Lewis also generated controversy when he stressed, “We are now involved in a serious revolution. This nation is still a place of cheap political leaders who build their careers on immoral compromises and ally themselves with open forms of political, economic and social exploitation. What political leader here can stand up and say, ‘My party is the party of principles?’ The party of Kennedy is also the party of [racist Mississippi Senator James] Eastland. The party of [Republican Senator Jacob] Javits is also the party of [rightist Senator Barry] Goldwater. Where is our party?”
Bayard Rustin, often recognized as the actual organizer of the March on Washington, read the demands of the gathering. These demands included that effective Civil Rights legislation be passed immediately with no compromises, encompassing full voting rights, the withholding of federal funds to any local and state government that refuses to obey federal Civil Rights laws, the signing of an executive order ending housing discrimination, full employment, an increase in the minimum wages and other issues.
Women, civil rights and the March on Washington
Women played a leading role in the Civil Rights Movement of the 1950s and 1960s. Rosa Parks’ arrest on Dec. 1, 1955, for violating the segregation laws of Alabama set off the Montgomery Bus Boycott.
Without the organizing work of the Women’s Political Caucus in Montgomery, which printed the leaflets and circulated them, telling people to refrain from riding the city buses, the boycott would never have been successful.
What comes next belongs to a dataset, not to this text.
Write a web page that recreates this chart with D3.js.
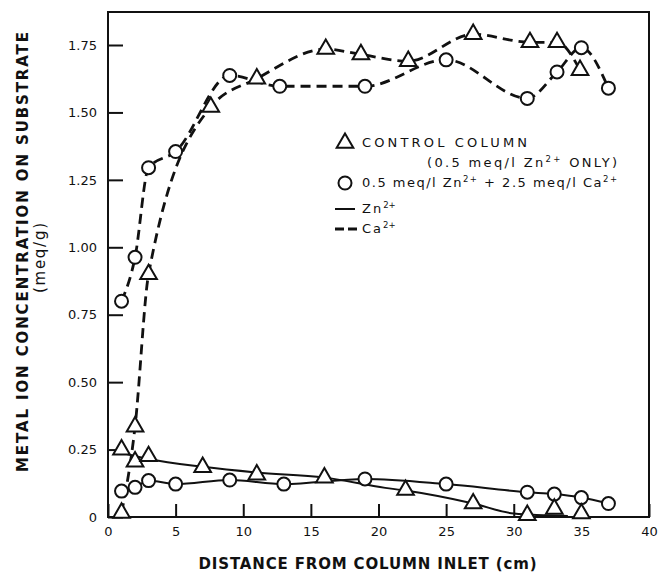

Ella Baker, a long-time organizer in the Civil Rights struggle, was the first executive director of SCLC, and would later encourage the youth to form their own organization, SNCC, in order to ensure the militancy of their anti-segregation campaigns.
By 1963, women were playing leading roles in Cambridge, Md.; Somerville, Tenn.; and within the ranks of SNCC. Yet at the actual March on Washington, only one woman spoke to the crowd, although Mahalia Jackson, Marian Anderson, Joan Baez and others performed.
Dr. Dorothy Height, of the National Council of Negro Women in New York, was on hand but was not allowed to address the crowd. Mahalia Jackson, who had performed, encouraged King during his prepared speech to veer away after the gospel artist shouted, “Tell them about your dream, Martin.”
The only woman who spoke during the rally was film star and stage performer Josephine Baker, who flew in from her adopted home of France to participate. Baker’s tenure in France largely resulted from the national discrimination facing African-American artists in the U.S. during the 1920s and 1930s.
Baker told the crowd, “I have walked into the palaces of kings and queens and into the houses of presidents, and much more. But I could not walk into a hotel in America and get a cup of coffee, and that made me mad. And when I get mad, you know that I open my big mouth. And then look out, ’cause when Josephine opens her mouth, they hear it all over the world. . . .
“I am not a young woman now, friends. My life is behind me. There is not too much fire burning inside me. And before it goes out, I want you to use what is left to light the fire in you.”
After the demonstration Baker wrote to King, saying, “I was so happy to have been united with all of you on our great historical day. I repeat that you are really a great, great leader and if you need me I will always be at your disposition because we have come a long way but still have a way to go.” She signed the Aug. 31 letter, “Your great admirer and sister in battle.”
The full dimensions of the March on Washington need further exposure to the masses in the U.S. Even today in 2013 there is a need for a march for jobs and freedom.
Dr. W. E. B. Du Bois died on the same day that the March on Washington took place. His death was announced at the rally as well as an acknowledgment of his shift to the left in his later decades. Du Bois spanned the political spectrum from Civil Rights and Pan-Africanism to world communism.
All these currents and their glorious histories have much to inform us about the struggle that we need to wage in the years to come.